One of the eurorack format’s many absorbing rabbit holes is the wide world of analog oscillators. There exists a wide and diverse range of options out there, all with their own distinctive personalities and quirks. While Belgium manufacturer Shakmat Modular is perhaps best known for its more experimental concepts—euclidian LFOs, algorithmic rhythm generators—the company’s latest, called Shakmat Banshee Reach, represents its stretch into this realm of dedicated analog VCOs.
Squeezed into just 8 HP, Shakmat Banshee Reach is impressively powerful and versatile for its size. It uses a triangle core analog VCO and has thru zero frequency/phase modulation capabilities, frequency locking and octave transposition, as well as hard or soft sync, pulse width modulation, an LFO mode and a pretty wild digitally manipulated noise modulation mode.
Looking at the front panel, you’ll see you get the standard analog waveforms as individual outputs: triangle, saw and sine, as well as a choice square or pulse waves, selected via a jumper on the back of the module. Most interesting, however, is the “vari” output, which produces a continuously variable waveform that scans between the aforementioned shapes, and crossfades this with a sub-octave generator. This scanning is controlled manually via the shape knob, and can be CV controlled using the shape CV input and attenuator. What’s also neat is that the shape CV input is normalized to the triangle core of the VCO; with no patch cable plugged in, its attenuator effectively acts as a waveshaper, adding harmonics to the sine and triangle waveforms. Finally, this variable waveform is crossfaded with a square sub-octave generator, for which you can choose from -1 or -2 octaves, or -2 octaves with a quarter pulsewidth.

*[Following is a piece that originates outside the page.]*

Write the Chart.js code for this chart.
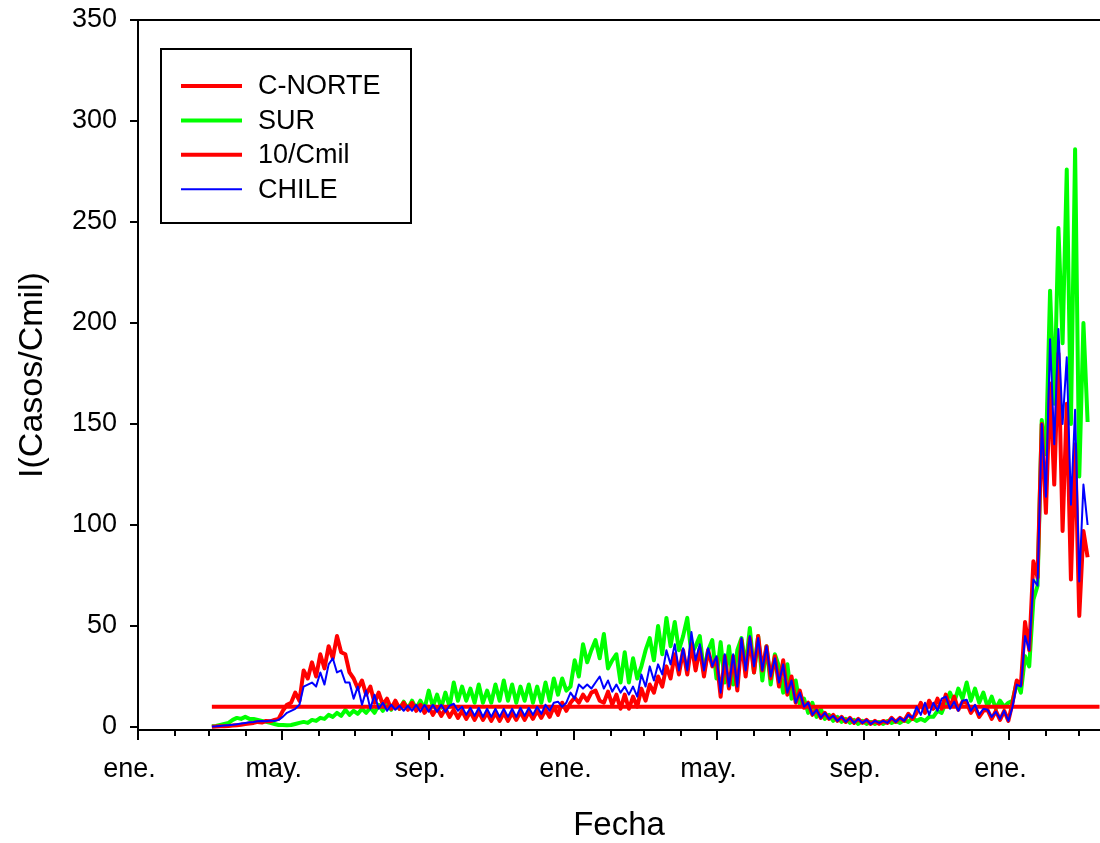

Banshee Reach also makes use of impressively tight digital controls for manipulating its analog core. Most salient is the ability to frequency lock: the octaver button turns on octave mode, storing the current set frequency and transforming the coarse knob into an octave switcher. This is a great touch for performance, letting you quickly move between octaves, and removing the stress of accidentally nudging your oscillator out of tune.The module has a V/Oct input, of course, as well as inputs for thru-zero linear frequency modulation and thru-zero phase modulation, the latter of which has a modulation attenuator. As mentioned, hard- and soft-sync are available via the sync input, as well as PWM. The LFO mode transposes all of the outputs into sub-audio range, including the vari output for a flexible, variable-shape modulation source. (Octave switching also works in LFO mode, should the need arise.)
Finally, Banshee Reach’s “disorder” mode turns it into a unique, chaotic noise source. Fast random digital signals modulate the module’s analog core, with each output sounding distinct; the vari output is once again the most exciting here, with the shape knob and inputs controlling the timbre of the noise. This disorder option is even available in LFO mode, adding controllable randomness to the modulation it provides.
Taken all together, Banshee’s Reach is a fantastic-sounding oscillator with more than a few tricks up its sleeve. It’s a great option for those looking for a clever, versatile VCO that can double as an LFO or unique noise generator—all without taking up a bunch of HP in your rack.
*Alongside its new VCO Shakmat Banshee Reach, Shakmat Modular has also released a waveshaper module dubbed Shakmat Jeweler Cast.